(This originally appeared in the Canadian Jewish News, February 15, 2016. The article is based on my remarks at the Torah dedication.)
The Zohar remarks that even a Sefer Torah can be subject to luck; some are destined to be used prominently, and others are fated to gather dust and be ignored. If that is so, I know of one of the luckiest Torah scrolls in the world, which despite the fact that it sits humbly in a bomb shelter in Jerusalem, is arguably the most important Sefer Torah in the world today.
This Sefer Torah was donated in response to a terrible tragedy. Shira Banki, a 16 year old student, was murdered this past summer while marching in the Jerusalem pride parade. Her assailant was a Charedi Jew who despised gay rights. Sadly, judging from “pashkevil” notices posted after her murder, a significant number of people in the murderer’s community supported this horrible crime.
At the same time this murder disturbed many other Orthodox Jews, who were disgusted that the Torah was used as a justification for bloodshed. In particular, this horrible crime had a profound impact on Dr. Mark Wainberg, a leading AIDS researcher who is also an observant Jew. For him, this was a clash of the two worlds he lives in; he is a past President of an Orthodox synagogue, and at the same time works side by side with the LGBT community in the battle against AIDS. Mark decided to do something dramatic in response to this awful murder: he pledged to donate a Sefer Torah in Shira Banki’s memory. Shira had been murdered in the name of Halacha, and the murderer said the Torah was on his side. In response, this Sefer Torah declares loudly that the Torah stands on the side of Shira, on the side of the dignity, decency and the Jewish people.
After months of preparation, the day arrived. Shira’s family asked that Torah be given to a disadvantaged community. After some investigation, an Ethiopian synagogue housed in a bomb shelter on the periphery of Jerusalem was chosen to receive the Torah. A few dozen members of the synagogue, some of Shira’s family and friends, and members of the Israeli AIDS research community gathered for the dedication. And here something remarkable occurred. Jews of every background: Charedi, secular, Ethiopian, Ashkenazic, American and Israeli pulled together in dedicating this Torah. Shira’s mother Mika remarked in her speech that “Just like Jews have suffered together for generations, so it is fitting that when we are finally in our own country that we be together, for good and for bad, without checking each other’s Tzitzit”. And for a moment in this ramshackle synagogue, that hope came true.
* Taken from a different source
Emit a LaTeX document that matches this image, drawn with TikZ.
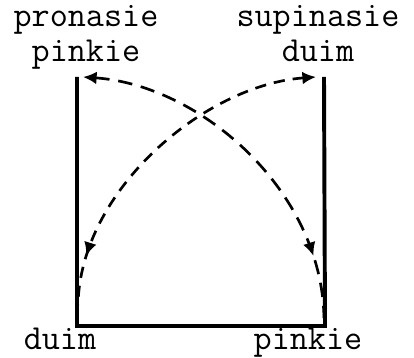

That is why Shira’s Torah is exceptional. There are those who carry the Torah in the name animosity and division. But this Torah is different; it’s a Torah of unity and humanity. The Talmud compares the Torah to a song (“Shira” is the Hebrew word for song). The point of this metaphor is that like any song, the words are incomprehensible without fully understanding the melody. You need to follow the tune in order to know the purpose and emotion behind those words. The Torah cannot be understood without hearing its’ inner melody, without hearing the song of the Jewish people.
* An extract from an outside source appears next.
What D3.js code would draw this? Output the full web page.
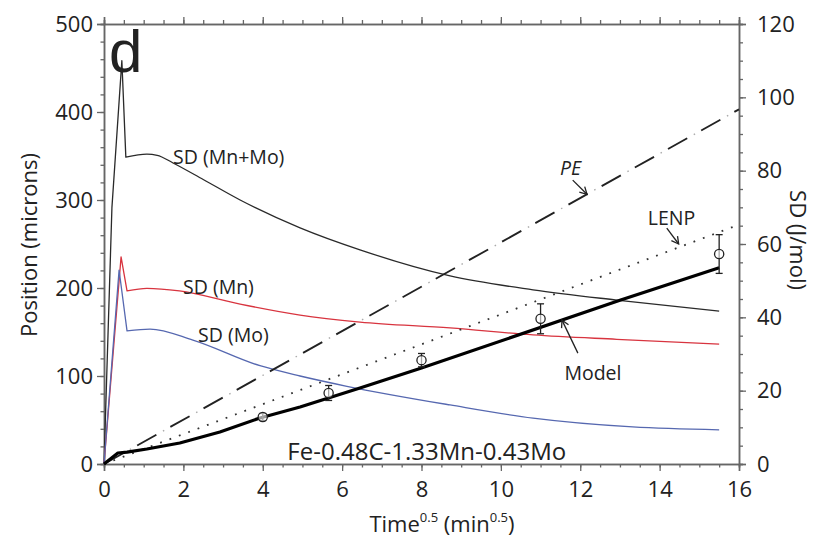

For a contemporary Orthodox Jew, there are struggles that arise when reading some sections of the Torah, including the prohibition against homosexuality. I cannot diminish the authority of what is black letter law; but at the same time, I cannot forget the incredible humanism implicit in seeing in every human being a reflection of the divine. As I struggle with these questions, I recognize that I may not merit to find a reconciling verse. But nevertheless, I can still find guidance in the melody of the Torah, whose tune is one of kindness, charity, blessing and life. And Shira’s Torah sings this melody, a melody that the Jewish world so sorely needs.